▶ **WHAT YOU NEED TO DO**:
Write out each line word for word. Drop pictures.

* START DATASET EXCERPT *

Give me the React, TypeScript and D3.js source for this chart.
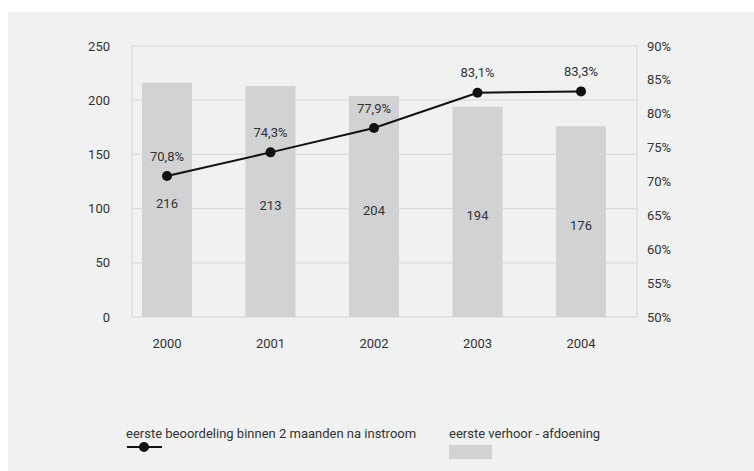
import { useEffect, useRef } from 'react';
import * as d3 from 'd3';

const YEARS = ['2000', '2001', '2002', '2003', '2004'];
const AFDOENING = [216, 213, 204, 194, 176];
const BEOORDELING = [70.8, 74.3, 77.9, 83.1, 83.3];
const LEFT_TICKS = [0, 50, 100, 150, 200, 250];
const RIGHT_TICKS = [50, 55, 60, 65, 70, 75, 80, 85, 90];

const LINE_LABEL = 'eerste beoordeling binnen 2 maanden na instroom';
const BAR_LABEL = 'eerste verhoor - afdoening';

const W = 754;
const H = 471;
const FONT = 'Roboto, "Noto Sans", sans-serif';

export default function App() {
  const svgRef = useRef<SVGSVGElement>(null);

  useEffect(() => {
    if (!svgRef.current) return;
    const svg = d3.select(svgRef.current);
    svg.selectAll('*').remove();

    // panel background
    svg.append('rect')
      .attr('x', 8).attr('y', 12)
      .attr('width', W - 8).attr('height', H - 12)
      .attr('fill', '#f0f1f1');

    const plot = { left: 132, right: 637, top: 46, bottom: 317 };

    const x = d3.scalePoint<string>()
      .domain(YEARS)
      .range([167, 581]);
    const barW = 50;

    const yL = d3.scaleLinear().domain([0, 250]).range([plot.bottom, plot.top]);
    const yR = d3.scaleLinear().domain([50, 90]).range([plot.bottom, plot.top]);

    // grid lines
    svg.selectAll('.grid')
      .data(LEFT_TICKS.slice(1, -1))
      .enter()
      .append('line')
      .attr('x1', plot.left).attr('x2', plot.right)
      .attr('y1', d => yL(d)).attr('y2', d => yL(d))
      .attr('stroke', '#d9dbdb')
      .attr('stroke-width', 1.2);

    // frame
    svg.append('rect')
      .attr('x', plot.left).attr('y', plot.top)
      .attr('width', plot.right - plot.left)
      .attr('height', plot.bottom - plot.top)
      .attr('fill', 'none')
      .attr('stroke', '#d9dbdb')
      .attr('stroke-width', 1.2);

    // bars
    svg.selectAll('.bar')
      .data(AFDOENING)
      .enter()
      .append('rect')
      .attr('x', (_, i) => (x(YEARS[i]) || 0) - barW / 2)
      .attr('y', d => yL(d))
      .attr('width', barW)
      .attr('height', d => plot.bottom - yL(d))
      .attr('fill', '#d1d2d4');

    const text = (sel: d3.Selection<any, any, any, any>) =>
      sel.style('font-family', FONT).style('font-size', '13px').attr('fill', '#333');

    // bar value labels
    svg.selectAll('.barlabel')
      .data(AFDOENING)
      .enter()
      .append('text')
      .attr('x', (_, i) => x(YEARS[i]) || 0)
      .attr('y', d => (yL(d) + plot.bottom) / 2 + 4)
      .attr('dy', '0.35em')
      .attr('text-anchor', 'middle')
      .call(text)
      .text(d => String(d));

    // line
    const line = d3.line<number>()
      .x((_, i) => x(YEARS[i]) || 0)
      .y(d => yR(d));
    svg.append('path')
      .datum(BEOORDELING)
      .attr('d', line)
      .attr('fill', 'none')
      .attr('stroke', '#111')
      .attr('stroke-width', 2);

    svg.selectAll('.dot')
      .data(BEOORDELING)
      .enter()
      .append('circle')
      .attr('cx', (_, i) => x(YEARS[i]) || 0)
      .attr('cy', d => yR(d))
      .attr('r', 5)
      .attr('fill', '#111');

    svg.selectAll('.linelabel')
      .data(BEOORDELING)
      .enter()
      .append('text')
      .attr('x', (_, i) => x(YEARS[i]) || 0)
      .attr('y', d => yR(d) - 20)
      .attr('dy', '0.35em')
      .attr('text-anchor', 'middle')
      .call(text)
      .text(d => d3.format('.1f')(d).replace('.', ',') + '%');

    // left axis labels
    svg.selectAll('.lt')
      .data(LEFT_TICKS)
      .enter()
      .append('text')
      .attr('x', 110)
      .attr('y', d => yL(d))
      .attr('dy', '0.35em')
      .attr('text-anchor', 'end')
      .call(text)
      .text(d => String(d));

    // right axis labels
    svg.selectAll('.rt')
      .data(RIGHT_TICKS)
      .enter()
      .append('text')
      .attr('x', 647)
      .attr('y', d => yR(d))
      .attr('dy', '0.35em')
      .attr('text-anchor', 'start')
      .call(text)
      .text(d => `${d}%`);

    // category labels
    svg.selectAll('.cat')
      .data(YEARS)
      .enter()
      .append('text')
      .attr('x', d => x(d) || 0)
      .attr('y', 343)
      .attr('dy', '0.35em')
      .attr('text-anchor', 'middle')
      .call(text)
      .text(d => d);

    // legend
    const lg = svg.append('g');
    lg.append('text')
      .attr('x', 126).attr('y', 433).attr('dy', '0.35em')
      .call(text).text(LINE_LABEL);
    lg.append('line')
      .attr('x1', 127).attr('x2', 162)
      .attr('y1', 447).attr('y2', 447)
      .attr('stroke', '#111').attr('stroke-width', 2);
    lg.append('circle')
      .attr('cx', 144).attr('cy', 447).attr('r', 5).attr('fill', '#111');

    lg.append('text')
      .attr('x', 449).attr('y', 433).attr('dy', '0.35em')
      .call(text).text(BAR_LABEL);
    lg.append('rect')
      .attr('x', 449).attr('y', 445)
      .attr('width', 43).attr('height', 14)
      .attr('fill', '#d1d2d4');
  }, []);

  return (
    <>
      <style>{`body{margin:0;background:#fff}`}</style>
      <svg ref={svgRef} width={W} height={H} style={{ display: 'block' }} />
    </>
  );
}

* END DATASET EXCERPT *

▶ **THE SOLUTION**:
Give me the React, TypeScript and D3.js source for this chart.
import { useEffect, useRef } from 'react';
import * as d3 from 'd3';

const YEARS = ['2000', '2001', '2002', '2003', '2004'];
const AFDOENING = [216, 213, 204, 194, 176];
const BEOORDELING = [70.8, 74.3, 77.9, 83.1, 83.3];
const LEFT_TICKS = [0, 50, 100, 150, 200, 250];
const RIGHT_TICKS = [50, 55, 60, 65, 70, 75, 80, 85, 90];

const LINE_LABEL = 'eerste beoordeling binnen 2 maanden na instroom';
const BAR_LABEL = 'eerste verhoor - afdoening';

const W = 754;
const H = 471;
const FONT = 'Roboto, "Noto Sans", sans-serif';

export default function App() {
  const svgRef = useRef<SVGSVGElement>(null);

  useEffect(() => {
    if (!svgRef.current) return;
    const svg = d3.select(svgRef.current);
    svg.selectAll('*').remove();

    // panel background
    svg.append('rect')
      .attr('x', 8).attr('y', 12)
      .attr('width', W - 8).attr('height', H - 12)
      .attr('fill', '#f0f1f1');

    const plot = { left: 132, right: 637, top: 46, bottom: 317 };

    const x = d3.scalePoint<string>()
      .domain(YEARS)
      .range([167, 581]);
    const barW = 50;

    const yL = d3.scaleLinear().domain([0, 250]).range([plot.bottom, plot.top]);
    const yR = d3.scaleLinear().domain([50, 90]).range([plot.bottom, plot.top]);

    // grid lines
    svg.selectAll('.grid')
      .data(LEFT_TICKS.slice(1, -1))
      .enter()
      .append('line')
      .attr('x1', plot.left).attr('x2', plot.right)
      .attr('y1', d => yL(d)).attr('y2', d => yL(d))
      .attr('stroke', '#d9dbdb')
      .attr('stroke-width', 1.2);

    // frame
    svg.append('rect')
      .attr('x', plot.left).attr('y', plot.top)
      .attr('width', plot.right - plot.left)
      .attr('height', plot.bottom - plot.top)
      .attr('fill', 'none')
      .attr('stroke', '#d9dbdb')
      .attr('stroke-width', 1.2);

    // bars
    svg.selectAll('.bar')
      .data(AFDOENING)
      .enter()
      .append('rect')
      .attr('x', (_, i) => (x(YEARS[i]) || 0) - barW / 2)
      .attr('y', d => yL(d))
      .attr('width', barW)
      .attr('height', d => plot.bottom - yL(d))
      .attr('fill', '#d1d2d4');

    const text = (sel: d3.Selection<any, any, any, any>) =>
      sel.style('font-family', FONT).style('font-size', '13px').attr('fill', '#333');

    // bar value labels
    svg.selectAll('.barlabel')
      .data(AFDOENING)
      .enter()
      .append('text')
      .attr('x', (_, i) => x(YEARS[i]) || 0)
      .attr('y', d => (yL(d) + plot.bottom) / 2 + 4)
      .attr('dy', '0.35em')
      .attr('text-anchor', 'middle')
      .call(text)
      .text(d => String(d));

    // line
    const line = d3.line<number>()
      .x((_, i) => x(YEARS[i]) || 0)
      .y(d => yR(d));
    svg.append('path')
      .datum(BEOORDELING)
      .attr('d', line)
      .attr('fill', 'none')
      .attr('stroke', '#111')
      .attr('stroke-width', 2);

    svg.selectAll('.dot')
      .data(BEOORDELING)
      .enter()
      .append('circle')
      .attr('cx', (_, i) => x(YEARS[i]) || 0)
      .attr('cy', d => yR(d))
      .attr('r', 5)
      .attr('fill', '#111');

    svg.selectAll('.linelabel')
      .data(BEOORDELING)
      .enter()
      .append('text')
      .attr('x', (_, i) => x(YEARS[i]) || 0)
      .attr('y', d => yR(d) - 20)
      .attr('dy', '0.35em')
      .attr('text-anchor', 'middle')
      .call(text)
      .text(d => d3.format('.1f')(d).replace('.', ',') + '%');

    // left axis labels
    svg.selectAll('.lt')
      .data(LEFT_TICKS)
      .enter()
      .append('text')
      .attr('x', 110)
      .attr('y', d => yL(d))
      .attr('dy', '0.35em')
      .attr('text-anchor', 'end')
      .call(text)
      .text(d => String(d));

    // right axis labels
    svg.selectAll('.rt')
      .data(RIGHT_TICKS)
      .enter()
      .append('text')
      .attr('x', 647)
      .attr('y', d => yR(d))
      .attr('dy', '0.35em')
      .attr('text-anchor', 'start')
      .call(text)
      .text(d => `${d}%`);

    // category labels
    svg.selectAll('.cat')
      .data(YEARS)
      .enter()
      .append('text')
      .attr('x', d => x(d) || 0)
      .attr('y', 343)
      .attr('dy', '0.35em')
      .attr('text-anchor', 'middle')
      .call(text)
      .text(d => d);

    // legend
    const lg = svg.append('g');
    lg.append('text')
      .attr('x', 126).attr('y', 433).attr('dy', '0.35em')
      .call(text).text(LINE_LABEL);
    lg.append('line')
      .attr('x1', 127).attr('x2', 162)
      .attr('y1', 447).attr('y2', 447)
      .attr('stroke', '#111').attr('stroke-width', 2);
    lg.append('circle')
      .attr('cx', 144).attr('cy', 447).attr('r', 5).attr('fill', '#111');

    lg.append('text')
      .attr('x', 449).attr('y', 433).attr('dy', '0.35em')
      .call(text).text(BAR_LABEL);
    lg.append('rect')
      .attr('x', 449).attr('y', 445)
      .attr('width', 43).attr('height', 14)
      .attr('fill', '#d1d2d4');
  }, []);

  return (
    <>
      <style>{`body{margin:0;background:#fff}`}</style>
      <svg ref={svgRef} width={W} height={H} style={{ display: 'block' }} />
    </>
  );
}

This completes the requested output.